Now, if the API is the communication channel, then what is HTTPS, and what are URL endpoints? Let’s explore these separately and then see how they work together. HTTPS is a little more familiar, as you often see it in the URL of websites—I’m sure you’re already starting to see how these two pieces fit together. HTTPS is the request-response protocol, the foundation for how data is shared over the web. It makes it possible to share information securely because it supports Transport Layer Security encryption—it keeps things private. If the API is the language or communication channel between our customer and teller, then HTTPS is the protocol for how the two people talk. It says that the teller stands here, and the customer stands there. It defines the space that makes the conversation between the two people possible in the first place, while also ensuring that what is discussed is discussed in private. It puts up the velvet ropes and keeps other customers from requesting actions they’re not authorized to request on the behalf of our customer. HTTPS provides a secure space to exchange data.
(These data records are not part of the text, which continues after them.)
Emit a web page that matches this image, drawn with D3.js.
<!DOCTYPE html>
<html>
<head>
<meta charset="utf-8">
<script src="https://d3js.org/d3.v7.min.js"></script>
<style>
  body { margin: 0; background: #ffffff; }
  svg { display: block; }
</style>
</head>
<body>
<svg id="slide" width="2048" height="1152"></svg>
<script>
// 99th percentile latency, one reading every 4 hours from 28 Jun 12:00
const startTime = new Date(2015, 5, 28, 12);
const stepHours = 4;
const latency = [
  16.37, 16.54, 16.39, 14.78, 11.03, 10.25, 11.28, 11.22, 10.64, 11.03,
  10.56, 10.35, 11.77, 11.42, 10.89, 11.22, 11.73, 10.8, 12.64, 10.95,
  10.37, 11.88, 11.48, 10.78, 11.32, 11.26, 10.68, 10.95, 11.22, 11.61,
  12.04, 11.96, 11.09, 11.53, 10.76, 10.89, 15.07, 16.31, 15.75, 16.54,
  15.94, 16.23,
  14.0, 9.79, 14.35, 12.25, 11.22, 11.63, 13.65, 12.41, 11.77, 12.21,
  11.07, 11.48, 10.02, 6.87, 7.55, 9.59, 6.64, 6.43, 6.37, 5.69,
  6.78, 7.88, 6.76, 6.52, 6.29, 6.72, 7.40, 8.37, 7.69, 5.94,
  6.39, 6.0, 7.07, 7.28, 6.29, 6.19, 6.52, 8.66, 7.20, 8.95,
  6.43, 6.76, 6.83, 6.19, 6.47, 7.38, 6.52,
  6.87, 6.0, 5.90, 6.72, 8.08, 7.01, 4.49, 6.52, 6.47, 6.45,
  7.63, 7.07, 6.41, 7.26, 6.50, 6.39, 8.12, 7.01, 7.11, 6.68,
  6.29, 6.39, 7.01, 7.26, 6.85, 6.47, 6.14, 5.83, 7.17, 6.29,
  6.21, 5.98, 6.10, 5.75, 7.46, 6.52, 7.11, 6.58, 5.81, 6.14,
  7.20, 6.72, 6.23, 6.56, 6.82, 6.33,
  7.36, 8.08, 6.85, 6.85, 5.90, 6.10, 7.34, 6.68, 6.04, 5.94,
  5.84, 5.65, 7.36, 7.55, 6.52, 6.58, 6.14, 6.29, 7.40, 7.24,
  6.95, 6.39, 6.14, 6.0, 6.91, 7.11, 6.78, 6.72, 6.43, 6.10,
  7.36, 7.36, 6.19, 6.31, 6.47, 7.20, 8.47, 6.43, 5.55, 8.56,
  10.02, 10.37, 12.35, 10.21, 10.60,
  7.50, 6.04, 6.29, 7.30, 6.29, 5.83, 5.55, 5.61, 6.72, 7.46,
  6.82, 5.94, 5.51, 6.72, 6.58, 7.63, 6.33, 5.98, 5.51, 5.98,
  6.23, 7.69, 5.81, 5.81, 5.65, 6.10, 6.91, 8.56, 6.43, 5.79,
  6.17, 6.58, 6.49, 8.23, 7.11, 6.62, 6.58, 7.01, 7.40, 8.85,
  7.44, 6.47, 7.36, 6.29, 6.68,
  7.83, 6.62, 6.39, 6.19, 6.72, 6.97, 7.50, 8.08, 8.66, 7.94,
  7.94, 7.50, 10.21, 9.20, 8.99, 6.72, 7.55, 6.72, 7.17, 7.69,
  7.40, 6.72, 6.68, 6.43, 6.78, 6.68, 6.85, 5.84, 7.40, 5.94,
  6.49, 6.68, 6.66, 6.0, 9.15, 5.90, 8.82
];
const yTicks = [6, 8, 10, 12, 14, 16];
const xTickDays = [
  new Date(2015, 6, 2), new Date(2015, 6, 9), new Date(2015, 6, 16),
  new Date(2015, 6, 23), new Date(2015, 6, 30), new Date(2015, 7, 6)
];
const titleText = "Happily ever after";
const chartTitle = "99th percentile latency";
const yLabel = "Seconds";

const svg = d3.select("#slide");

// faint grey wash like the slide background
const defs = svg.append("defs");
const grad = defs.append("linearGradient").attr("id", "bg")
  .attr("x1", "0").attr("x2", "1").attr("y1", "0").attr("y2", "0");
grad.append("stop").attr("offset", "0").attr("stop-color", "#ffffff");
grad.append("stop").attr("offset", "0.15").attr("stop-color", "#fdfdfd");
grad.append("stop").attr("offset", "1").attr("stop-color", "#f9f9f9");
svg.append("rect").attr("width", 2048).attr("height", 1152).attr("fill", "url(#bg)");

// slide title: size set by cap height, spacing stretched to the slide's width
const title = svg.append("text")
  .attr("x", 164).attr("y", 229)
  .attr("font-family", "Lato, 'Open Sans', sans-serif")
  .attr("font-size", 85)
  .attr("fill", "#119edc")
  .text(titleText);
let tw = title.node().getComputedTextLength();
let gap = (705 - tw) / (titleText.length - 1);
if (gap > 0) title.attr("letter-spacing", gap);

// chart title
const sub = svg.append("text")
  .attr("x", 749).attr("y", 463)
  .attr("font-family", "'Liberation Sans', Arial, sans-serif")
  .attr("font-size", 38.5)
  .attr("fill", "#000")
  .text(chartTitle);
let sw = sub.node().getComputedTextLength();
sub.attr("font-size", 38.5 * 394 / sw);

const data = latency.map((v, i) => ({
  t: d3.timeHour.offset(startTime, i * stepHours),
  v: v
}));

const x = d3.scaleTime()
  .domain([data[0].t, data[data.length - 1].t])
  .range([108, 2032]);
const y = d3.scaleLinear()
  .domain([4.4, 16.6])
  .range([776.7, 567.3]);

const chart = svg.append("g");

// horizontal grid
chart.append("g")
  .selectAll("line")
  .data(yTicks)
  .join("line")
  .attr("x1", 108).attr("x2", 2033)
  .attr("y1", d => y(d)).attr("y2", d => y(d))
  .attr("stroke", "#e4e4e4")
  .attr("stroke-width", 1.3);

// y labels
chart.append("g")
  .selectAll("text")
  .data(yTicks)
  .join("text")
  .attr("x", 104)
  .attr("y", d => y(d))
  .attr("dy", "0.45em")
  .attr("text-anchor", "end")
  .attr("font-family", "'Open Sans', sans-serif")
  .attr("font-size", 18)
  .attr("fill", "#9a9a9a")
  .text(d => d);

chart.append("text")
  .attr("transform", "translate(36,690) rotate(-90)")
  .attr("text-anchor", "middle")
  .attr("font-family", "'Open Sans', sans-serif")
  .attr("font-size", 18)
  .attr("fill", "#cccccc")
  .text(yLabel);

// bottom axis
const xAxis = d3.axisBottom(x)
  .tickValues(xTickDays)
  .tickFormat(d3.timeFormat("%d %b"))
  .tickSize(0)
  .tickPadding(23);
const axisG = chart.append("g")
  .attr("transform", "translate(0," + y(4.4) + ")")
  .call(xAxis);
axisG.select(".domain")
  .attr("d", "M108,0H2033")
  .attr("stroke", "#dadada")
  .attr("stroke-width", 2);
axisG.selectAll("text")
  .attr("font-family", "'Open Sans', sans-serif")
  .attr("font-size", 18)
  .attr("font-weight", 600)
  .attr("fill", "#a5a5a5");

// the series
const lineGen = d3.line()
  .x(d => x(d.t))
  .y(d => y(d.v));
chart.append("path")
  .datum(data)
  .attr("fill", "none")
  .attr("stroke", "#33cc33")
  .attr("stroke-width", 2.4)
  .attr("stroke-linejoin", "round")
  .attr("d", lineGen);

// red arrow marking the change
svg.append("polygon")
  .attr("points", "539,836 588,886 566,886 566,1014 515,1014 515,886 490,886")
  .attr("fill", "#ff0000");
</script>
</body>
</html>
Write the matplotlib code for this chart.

And we can build on this. The URL endpoints are the locations from which our teller gets the information needed in order to share it with the customer. “How much money is in my chequing account?” the customer might ask. The teller would go to the account and take a look at the balance—or the endpoint—and then respond with something like, “You have $2,205.” The URL endpoints are the locations of specific information or data that an external system can request.
Why Are Open Banking APIs Important for Consumer-Directed Finance?
By this point, it should be clear why open banking APIs play a fundamental role in consumer-directed finance. APIs open up and connect core systems with external financial applications—they connect banks with financial apps—so they can communicate with one another and share financial data effectively and securely.
The ability to share financial data means more financial service providers have access to the data they need to create new financial service solutions for their customers. Fintechs and financial service tech startups finally have access to the information they need to create financial service experiences focused on improving one aspect of banking or personal finance. Startups interested in aggregating customer data from multiple financial institutions can now do that safely, so consumers can see all of their account information from multiple institutions in one location. And that’s just one example.
Open banking systems and APIs create competition, encourage innovation, and ultimately give consumers more choices and easier ways to move and manage their money. With the ability to share personal financial data and process it in innovative new apps, consumers have the opportunity to make more informed decisions about their personal finances.
If we apply consumer-directed finance to our analogy, then it’s like our customer having numerous tellers, all of them taking a proactive approach to improving our customer’s personal finances, telling our customer things they didn’t know they needed to know. APIs change the banking experience and make consumer-directed finance possible.
Seriously, though. You can’t sit on the ropes.